Last but not least, investments from Central Asia in the United States are minimal relative to Washington’s broader global priorities. Even projects worth billions are too small to create meaningful dependency or vulnerability, and thus do not generate leverage, allowing the U.S. to impose pressure or sanctions on Central Asian governments without significant cost.

Future Trajectories

When US interests are threatened by the China–Russia presence in Central Asia, it will likely take action against Central Asian states, even if those states invest heavily in the U.S. or maintain good trade relations.

In the coming decade, US–Central Asia relations are likely to remain cordial but inherently fragile, contingent on Central Asian states avoiding actions that cross red lines in security or technology cooperation with China and Russia. Pressure from Washington is likely to rise if China expands security initiatives, Russia seeks to reassert influence through the CSTO or intelligence networks, or Central Asian states facilitate sanctions evasion, making multivector diplomacy increasingly difficult, while investments in the U.S. will offer little protection. Ultimately, the stability of the relationship is less dependent on the value of the Central Asian investment and more on the C5 states’ continued ability to successfully navigate and limit the strategic influence of China and Russia without crossing a clear red line.

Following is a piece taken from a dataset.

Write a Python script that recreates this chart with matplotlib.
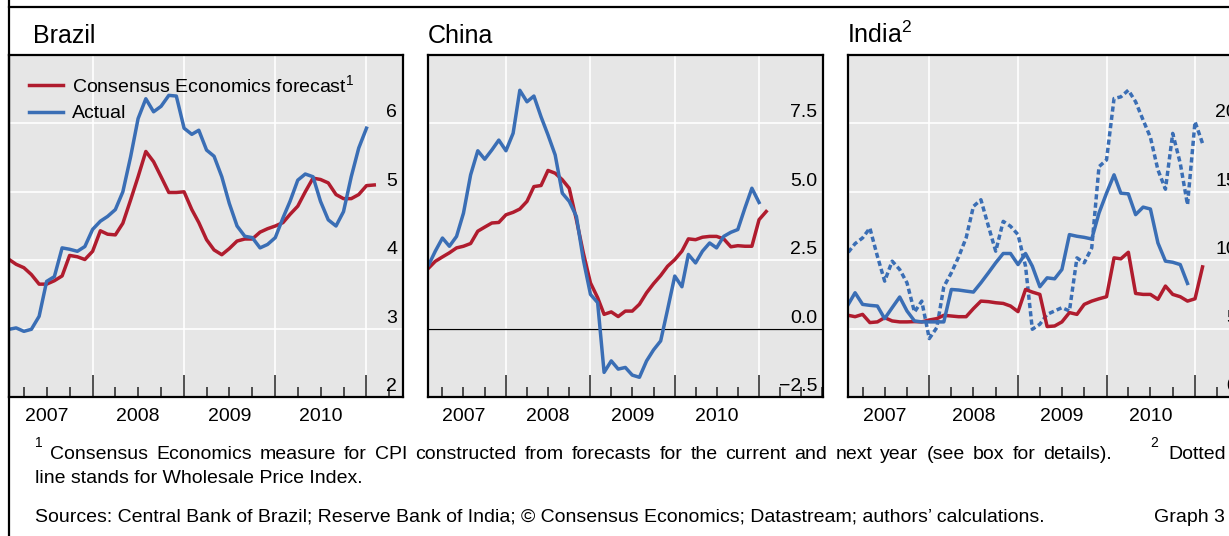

Close cooperation among Central Asian states, coupled with the Uzbekistan–Kazakhstan tandem, could generate significant gains in trade, investment, and technology in the coming years. A notable example is the establishment of the US–Uzbekistan Business and Investment Council, co-led by Ambassador Gor and Saida Mirziyoyeva, Head of the Presidential Administration of Uzbekistan. This initiative strengthens trade and investment ties and creates opportunities for digital innovation and technology transfer. That is to say, it is a reflection of the United States’ strong interest in strategic economic engagement with the region.